In the SpringBoot framework of Atlassian Connect, has anyone had the problem that Atlassian Fortified displays non-100% “Installation callback success rate” while the CPU is low, RAM is low, the instance seems healthy?

We’ve found what we believe is the source of the problem: It seems /install webhooks are blocking each other because they are executed in a single thread. And worse, the same queue manages AddonInstalledEvents which are supposed to be published asynchronously.

Our workaround: Setting spring.task.scheduling.pool.size to 20 instead of the default 1.

But it would be good if someone could send a PR to Atlassian, since it seems I don’t have the permissions. Look at the blue lines in the code:

  • Line 90: It creates a future to guarantee that the future will be executed in less than 3 seconds. However, the way Futures work in Java is that they are jobs in a thread. So which threadpool is it using? That’s right, the transactionExecutor, which size is 1 by default.
  • Line 131: It creates an async event so that plugins can deal with their own data after installation. However, which threadpool is it using? That’s right, the same transactionExecutor.

Are we the only ones with this problem, or does everyone configure their threadpool size before going live?

Using Atlassian Connect Spring Boot 2.3.6 and Spring Boot 2.7.12.

Hello

I’ve checked this on Connect Spring Boot 3.0.4 and Spring Boot 2.7.13 in our app. It seems fine for us.

The installedImpl is scheduled to a Spring Boot thread pool with a core size of one. However, it has a max thread limit of Int.Max in our case with the default Spring configuration. So, it spans extra threads if its core threads is busy.

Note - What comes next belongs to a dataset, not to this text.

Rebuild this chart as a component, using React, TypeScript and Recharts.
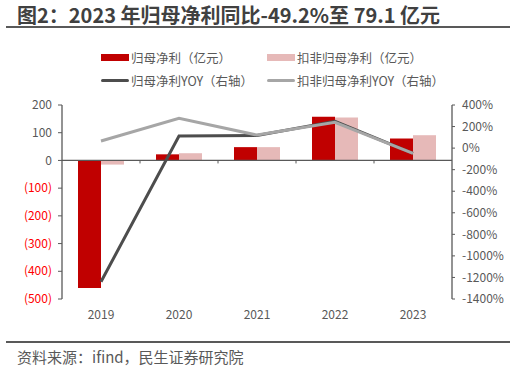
import { Bar, ComposedChart, Line, ReferenceLine, XAxis, YAxis } from "recharts";

const YEARS = ["2019", "2020", "2021", "2022", "2023"];
const NET_PROFIT = [-460, 22, 48, 158, 79.1];
const NET_PROFIT_DEDUCTED = [-15, 26, 48, 155, 91];
const NET_YOY = [-1240, 112, 118, 248, -49.2];
const DEDUCTED_YOY = [66, 276, 121, 240, -48];
const LEFT_TICKS = [-500, -400, -300, -200, -100, 0, 100, 200];
const RIGHT_TICKS = [-1400, -1200, -1000, -800, -600, -400, -200, 0, 200, 400];

const FONT = '"Noto Sans CJK SC", "Noto Sans", sans-serif';
const GREY = "#595959";
const RED = "#c00000";
const PINK = "#e6b9b8";
const DARK_LINE = "#4d4d4d";
const LIGHT_LINE = "#a6a6a6";

const data = YEARS.map((year, i) => ({
  year,
  net: NET_PROFIT[i],
  deducted: NET_PROFIT_DEDUCTED[i],
  netYoy: NET_YOY[i],
  deductedYoy: DEDUCTED_YOY[i],
}));

function LeftTick({ x, y, payload }: any) {
  const v = payload.value as number;
  return (
    <text x={x} y={y} dy="0.35em" textAnchor="end" fontSize={12} fontFamily={FONT} fill={v < 0 ? "#ff0000" : GREY}>
      {v < 0 ? `(${-v})` : v}
    </text>
  );
}

// zero line with small ticks between the categories
function ZeroLine(props: any) {
  const { x1, y1, x2 } = props;
  const step = (x2 - x1) / YEARS.length;
  return (
    <g>
      <line x1={x1} y1={y1} x2={x2} y2={y1} stroke={GREY} strokeWidth={1.3} />
      {YEARS.slice(1).map((_, i) => (
        <line key={i} x1={x1 + step * (i + 1)} y1={y1} x2={x1 + step * (i + 1)} y2={y1 + 3} stroke={GREY} strokeWidth={1} />
      ))}
    </g>
  );
}

const LEGEND = [
  { label: "归母净利（亿元）", color: RED, kind: "bar" },
  { label: "扣非归母净利（亿元）", color: PINK, kind: "bar" },
  { label: "归母净利YOY（右轴）", color: DARK_LINE, kind: "line" },
  { label: "扣非归母净利YOY（右轴）", color: LIGHT_LINE, kind: "line" },
];

export default function App() {
  return (
    <div style={{ position: "absolute", left: 0, top: 0, width: 516, height: 369, background: "#fff", fontFamily: FONT }}>
      <div style={{ position: "absolute", left: 17, top: 3, fontSize: 20, fontWeight: 700, color: "#404040", whiteSpace: "nowrap", lineHeight: "24px" }}>
        图2：2023 年归母净利同比-49.2%至 79.1 亿元
      </div>
      <div style={{ position: "absolute", left: 6, top: 26, width: 504, height: 2, background: GREY }} />

      {LEGEND.map((item, i) => {
        const left = i % 2 === 0 ? 101 : 267;
        const top = i < 2 ? 57 : 80;
        return (
          <div key={item.label} style={{ position: "absolute", left, top: top - 9, height: 18, display: "flex", alignItems: "center", whiteSpace: "nowrap" }}>
            <span style={{ display: "inline-block", width: 28, height: item.kind === "bar" ? 7 : 3, background: item.color, borderRadius: item.kind === "line" ? 2 : 0 }} />
            <span style={{ marginLeft: 2, fontSize: 12.5, color: GREY }}>{item.label}</span>
          </div>
        );
      })}

      <div style={{ position: "absolute", left: 0, top: 0 }}>
        <ComposedChart width={516} height={369} data={data} margin={{ top: 105, right: 0, bottom: 40, left: 0 }} barGap={0} barSize={23}>
          <XAxis dataKey="year" axisLine={false} tickLine={false} tickSize={0} tickMargin={11} height={30}
            tick={{ fontSize: 12, fill: GREY, fontFamily: FONT }} />
          <YAxis yAxisId="left" domain={[-500, 200]} ticks={LEFT_TICKS} width={62} interval={0}
            axisLine={{ stroke: GREY, strokeWidth: 1.3 }} tickLine={{ stroke: GREY }} tickSize={4} tickMargin={6}
            tick={<LeftTick />} />
          <YAxis yAxisId="right" orientation="right" domain={[-1400, 400]} ticks={RIGHT_TICKS} width={64} interval={0}
            axisLine={{ stroke: GREY, strokeWidth: 1.3 }} tickLine={{ stroke: GREY }} tickSize={3} tickMargin={7}
            tickFormatter={(v: number) => `${v}%`} tick={{ fontSize: 12, fill: GREY, fontFamily: FONT }} />
          <Bar yAxisId="left" dataKey="net" fill={RED} isAnimationActive={false} />
          <Bar yAxisId="left" dataKey="deducted" fill={PINK} isAnimationActive={false} />
          <ReferenceLine yAxisId="left" y={0} shape={<ZeroLine />} />
          <Line yAxisId="right" dataKey="netYoy" stroke={DARK_LINE} strokeWidth={3} dot={false} isAnimationActive={false} />
          <Line yAxisId="right" dataKey="deductedYoy" stroke={LIGHT_LINE} strokeWidth={3} dot={false} isAnimationActive={false} />
        </ComposedChart>
      </div>

      <div style={{ position: "absolute", left: 6, top: 341, width: 504, height: 2, background: GREY }} />
      <div style={{ position: "absolute", left: 17, top: 347, fontSize: 15, color: GREY, whiteSpace: "nowrap", lineHeight: "20px" }}>
        资料来源：ifind，民生证券研究院
      </div>
    </div>
  );
}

In my testing multiple installs could go on concurrently, as far as I can tell. Snippets my test Thread dumps:

"task-1@15228" prio=5 tid=0x3a nid=NA sleeping
  java.lang.Thread.State: TIMED_WAITING
	  at java.lang.Thread.sleep(Thread.java:-1)
	  at ch.mibex.HackHack.sleepSomeTime(HackHack.java:6)
	  at com.atlassian.connect.spring.internal.lifecycle.LifecycleController.installedImpl(LifecycleController.java:126)
	  at com.atlassian.connect.spring.internal.lifecycle.LifecycleController.lambda$installed$0(LifecycleController.java:84)

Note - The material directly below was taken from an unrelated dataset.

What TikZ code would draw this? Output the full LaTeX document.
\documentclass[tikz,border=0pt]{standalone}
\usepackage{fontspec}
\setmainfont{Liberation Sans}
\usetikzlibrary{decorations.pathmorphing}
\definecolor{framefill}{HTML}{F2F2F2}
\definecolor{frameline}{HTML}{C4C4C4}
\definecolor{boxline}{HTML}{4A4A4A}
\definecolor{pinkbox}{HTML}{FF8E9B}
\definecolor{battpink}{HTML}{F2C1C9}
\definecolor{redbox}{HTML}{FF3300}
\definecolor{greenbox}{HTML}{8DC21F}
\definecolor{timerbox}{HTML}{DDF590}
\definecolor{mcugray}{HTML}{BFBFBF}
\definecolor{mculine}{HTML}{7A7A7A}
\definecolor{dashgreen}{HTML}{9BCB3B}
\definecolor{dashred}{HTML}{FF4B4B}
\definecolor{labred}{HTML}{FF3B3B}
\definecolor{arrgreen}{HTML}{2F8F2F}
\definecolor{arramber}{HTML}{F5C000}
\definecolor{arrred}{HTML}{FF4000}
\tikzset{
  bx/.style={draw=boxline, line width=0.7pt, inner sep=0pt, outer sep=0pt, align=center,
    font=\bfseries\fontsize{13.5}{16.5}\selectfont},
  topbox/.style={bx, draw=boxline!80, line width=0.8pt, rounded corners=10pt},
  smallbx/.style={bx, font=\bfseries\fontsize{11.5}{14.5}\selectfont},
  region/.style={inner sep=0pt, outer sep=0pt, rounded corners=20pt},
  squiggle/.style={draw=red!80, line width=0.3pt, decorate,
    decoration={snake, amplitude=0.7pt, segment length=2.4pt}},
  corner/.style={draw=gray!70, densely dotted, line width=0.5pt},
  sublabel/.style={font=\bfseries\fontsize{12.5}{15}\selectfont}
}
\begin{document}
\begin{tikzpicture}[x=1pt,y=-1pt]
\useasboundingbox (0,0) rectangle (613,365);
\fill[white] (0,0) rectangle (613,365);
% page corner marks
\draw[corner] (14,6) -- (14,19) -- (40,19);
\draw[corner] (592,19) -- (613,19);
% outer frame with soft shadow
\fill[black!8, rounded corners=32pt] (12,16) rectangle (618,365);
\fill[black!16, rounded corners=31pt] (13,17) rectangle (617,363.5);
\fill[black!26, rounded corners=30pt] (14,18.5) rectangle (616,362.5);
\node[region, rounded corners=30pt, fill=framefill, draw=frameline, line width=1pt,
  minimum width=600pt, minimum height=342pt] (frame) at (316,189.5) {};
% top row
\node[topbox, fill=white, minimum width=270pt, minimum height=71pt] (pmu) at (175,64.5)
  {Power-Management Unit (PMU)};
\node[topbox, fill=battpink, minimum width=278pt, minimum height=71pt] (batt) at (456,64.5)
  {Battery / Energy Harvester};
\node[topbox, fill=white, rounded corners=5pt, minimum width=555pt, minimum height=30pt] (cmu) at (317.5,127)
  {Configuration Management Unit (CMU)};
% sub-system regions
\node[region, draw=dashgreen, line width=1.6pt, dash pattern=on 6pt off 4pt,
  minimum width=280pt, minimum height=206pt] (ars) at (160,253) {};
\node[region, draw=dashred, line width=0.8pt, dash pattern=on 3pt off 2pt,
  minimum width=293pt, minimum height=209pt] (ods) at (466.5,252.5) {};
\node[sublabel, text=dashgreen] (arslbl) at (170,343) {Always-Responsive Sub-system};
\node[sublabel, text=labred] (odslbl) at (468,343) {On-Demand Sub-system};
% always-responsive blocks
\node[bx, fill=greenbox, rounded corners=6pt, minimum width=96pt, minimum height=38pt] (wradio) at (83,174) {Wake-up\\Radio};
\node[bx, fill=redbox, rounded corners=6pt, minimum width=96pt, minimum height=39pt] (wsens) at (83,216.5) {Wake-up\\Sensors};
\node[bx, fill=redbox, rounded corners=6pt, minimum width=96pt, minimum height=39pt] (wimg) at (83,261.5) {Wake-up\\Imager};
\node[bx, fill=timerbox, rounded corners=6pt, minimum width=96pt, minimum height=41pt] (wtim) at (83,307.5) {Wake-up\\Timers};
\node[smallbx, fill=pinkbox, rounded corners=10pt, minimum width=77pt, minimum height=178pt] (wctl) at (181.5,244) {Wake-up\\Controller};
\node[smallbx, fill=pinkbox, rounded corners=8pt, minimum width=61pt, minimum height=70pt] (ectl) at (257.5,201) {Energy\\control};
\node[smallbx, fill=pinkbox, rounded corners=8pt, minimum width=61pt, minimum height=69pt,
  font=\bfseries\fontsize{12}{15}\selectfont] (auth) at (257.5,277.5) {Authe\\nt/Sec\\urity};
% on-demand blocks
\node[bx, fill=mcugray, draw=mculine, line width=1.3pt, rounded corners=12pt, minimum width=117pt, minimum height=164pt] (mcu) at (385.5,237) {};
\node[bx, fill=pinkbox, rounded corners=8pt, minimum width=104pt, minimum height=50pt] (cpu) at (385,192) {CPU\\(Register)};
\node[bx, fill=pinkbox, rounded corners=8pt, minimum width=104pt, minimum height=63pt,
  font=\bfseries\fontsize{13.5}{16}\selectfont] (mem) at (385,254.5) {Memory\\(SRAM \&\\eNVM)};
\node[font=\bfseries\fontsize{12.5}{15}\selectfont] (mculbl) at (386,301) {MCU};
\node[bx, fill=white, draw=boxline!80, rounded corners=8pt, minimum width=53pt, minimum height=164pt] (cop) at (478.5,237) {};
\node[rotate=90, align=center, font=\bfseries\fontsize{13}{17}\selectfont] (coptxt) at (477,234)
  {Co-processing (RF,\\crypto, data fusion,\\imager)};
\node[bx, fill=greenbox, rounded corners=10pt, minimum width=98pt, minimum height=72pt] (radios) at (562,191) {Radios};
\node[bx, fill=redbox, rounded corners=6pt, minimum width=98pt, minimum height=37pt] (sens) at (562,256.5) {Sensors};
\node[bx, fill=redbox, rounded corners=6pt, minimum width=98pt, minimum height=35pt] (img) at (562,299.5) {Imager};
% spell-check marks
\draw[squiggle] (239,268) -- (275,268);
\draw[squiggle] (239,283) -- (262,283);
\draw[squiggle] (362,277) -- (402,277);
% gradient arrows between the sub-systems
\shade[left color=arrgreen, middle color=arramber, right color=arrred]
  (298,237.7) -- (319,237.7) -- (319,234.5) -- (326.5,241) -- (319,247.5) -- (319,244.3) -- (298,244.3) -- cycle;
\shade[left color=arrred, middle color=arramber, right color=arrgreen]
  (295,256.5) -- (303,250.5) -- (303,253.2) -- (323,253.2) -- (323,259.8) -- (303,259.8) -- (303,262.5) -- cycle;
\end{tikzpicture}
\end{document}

"task-3@15328" prio=5 tid=0x3c nid=NA runnable
  java.lang.Thread.State: RUNNABLE
	  at java.lang.Thread.sleep(Thread.java:-1)
	  at ch.mibex.HackHack.sleepSomeTime(HackHack.java:6)
	  at com.atlassian.connect.spring.internal.lifecycle.LifecycleController.installedImpl(LifecycleController.java:126)

"task-2@15326" prio=5 tid=0x3b nid=NA runnable
  java.lang.Thread.State: RUNNABLE
	  at java.lang.Thread.sleep(Thread.java:-1)
	  at ch.mibex.HackHack.sleepSomeTime(HackHack.java:6)
	  at com.atlassian.connect.spring.internal.lifecycle.LifecycleController.installedImpl(LifecycleController.java:126)

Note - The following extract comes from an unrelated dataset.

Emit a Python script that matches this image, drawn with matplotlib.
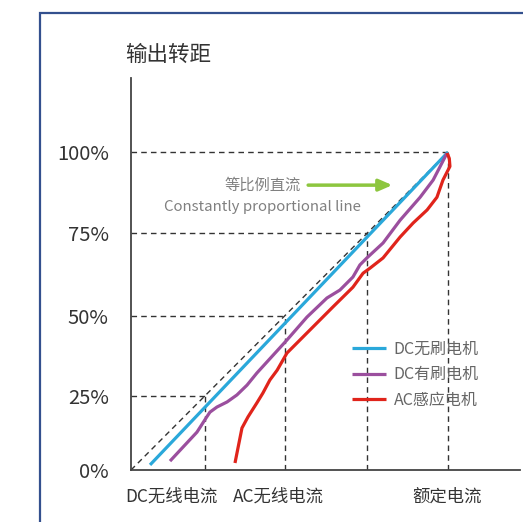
import matplotlib.pyplot as plt
from matplotlib.patches import Rectangle

plt.rcParams['font.family'] = ['Noto Sans CJK SC', 'DejaVu Sans']

# grid positions (as drawn in the picture) and their labels
grid = [23.3, 48.5, 74.5, 100]
y_ticks = [0, 23.3, 48.5, 74.5, 100]
y_labels = ["0%", "25%", "50%", "75%", "100%"]
x_names = ["DC无线电流", "AC无线电流", "额定电流"]
x_name_pos = [12.9, 46.4, 99.7]

# DC brushless: nearly straight
bl_x = [6.0, 100]
bl_y = [1.6, 100]

# DC brushed
br_x = [12.3, 16.4, 20.8, 23.7, 24.9, 27.1, 30.3, 33.4, 36.6, 39.7, 49.2, 55.5,
        61.8, 65.9, 70.0, 72.2, 74.4, 79.5, 84.9, 91.2, 95.3, 99.7]
br_y = [2.8, 7.2, 11.9, 16.4, 18.2, 19.8, 21.4, 23.6, 26.7, 30.5, 40.9, 48.1,
        54.1, 56.6, 60.7, 64.5, 66.7, 71.4, 78.6, 85.8, 91.2, 99.7]

# AC induction
ac_x = [32.8, 35.0, 36.9, 39.7, 41.6, 43.8, 46.1, 49.2, 55.5, 63.7, 70.0, 73.2,
        75.4, 79.5, 84.9, 89.0, 93.4, 96.5, 98.4, 100.6, 100.4, 99.7]
ac_y = [2.2, 13.2, 16.7, 21.1, 24.2, 28.3, 31.4, 36.8, 43.1, 51.3, 57.5, 61.9,
        63.5, 66.7, 73.3, 77.7, 81.8, 85.8, 91.2, 95.5, 98.0, 99.7]

fig = plt.figure(figsize=(5.23, 5.22), dpi=100)

# blue frame around the picture (cut off at right and bottom)
fig.patches.append(Rectangle((39.5 / 523, -0.1), 1.2, 1.1 - 12.5 / 522,
                             transform=fig.transFigure, fill=False,
                             edgecolor='#33508e', linewidth=1.6))

ax = fig.add_axes([131 / 523, 52 / 522, 389 / 523, 392 / 522])
ax.set_xlim(0, 122.7)
ax.set_ylim(0, 123.3)

dash = dict(color='#333333', linewidth=1.0, linestyle=(0, (4, 3)))
ax.plot([0, 100], [0, 100], **dash)
for g in grid:
    ax.plot([0, g], [g, g], **dash)
    ax.plot([g, g], [0, g], **dash)

ax.plot(bl_x, bl_y, color='#2aa8da', linewidth=2.3, label='DC无刷电机', solid_capstyle='butt')
ax.plot(br_x, br_y, color='#9b4f9e', linewidth=2.3, label='DC有刷电机', solid_capstyle='butt')
ax.plot(ac_x, ac_y, color='#e0241b', linewidth=2.3, label='AC感应电机', solid_capstyle='butt')

ax.spines['top'].set_visible(False)
ax.spines['right'].set_visible(False)
for s in ['left', 'bottom']:
    ax.spines[s].set_color('#444444')
    ax.spines[s].set_linewidth(1.3)

ax.set_xticks([])
ax.set_yticks(y_ticks)
ax.set_yticklabels(y_labels, fontsize=14.5, color='#333333')
ax.tick_params(axis='y', length=0, pad=16)

for name, xp in zip(x_names, x_name_pos):
    ax.text(xp, -8.5, name, ha='center', va='center', fontsize=12.5,
            color='#333333', clip_on=False)

ax.text(-1.9, 130.5, "输出转距", ha='left', va='center', fontsize=15.5,
        color='#333333', clip_on=False)

ax.text(41.6, 89.6, "等比例直流", ha='center', va='center', fontsize=11, color='#808080')
ax.text(41.6, 82.7, "Constantly proportional line", ha='center', va='center',
        fontsize=10.8, color='#808080')
ax.annotate("", xy=(83.3, 89.6), xytext=(55.0, 89.6),
            arrowprops=dict(arrowstyle='-|>,head_length=0.8,head_width=0.35',
                            color='#8dc63f', linewidth=2.5))

ax.legend(loc='upper left', bbox_to_anchor=(352 / 523, 1 - 341 / 522),
          bbox_transform=fig.transFigure, frameon=False, fontsize=11.5,
          handlelength=2.1, handletextpad=0.5, labelspacing=0.52,
          borderpad=0, borderaxespad=0, labelcolor='#666666')

fig.savefig('out.png', dpi=100)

"http-nio-8090-exec-9@13329" daemon prio=5 tid=0x33 nid=NA waiting
  java.lang.Thread.State: WAITING
	  at jdk.internal.misc.Unsafe.park(Unsafe.java:-1)
	  at java.util.concurrent.locks.LockSupport.parkNanos(LockSupport.java:252)
	  at java.util.concurrent.FutureTask.awaitDone(FutureTask.java:444)
	  at java.util.concurrent.FutureTask.get(FutureTask.java:203)
	  at com.atlassian.connect.spring.internal.lifecycle.LifecycleController.installed(LifecycleController.java:91)
	  at jdk.internal.reflect.NativeMethodAccessorImpl.invoke0(NativeMethodAccessorImpl.java:-1)
	  at jdk.internal.reflect.NativeMethodAccessorImpl.invoke(NativeMethodAccessorImpl.java:77)

Also, the spring.task.scheduling.pool.size property seems to change the size of another thread pool, which doesn’t seemed be used in our app at all. Note again, this are different versions of Spring and Atlassian connect.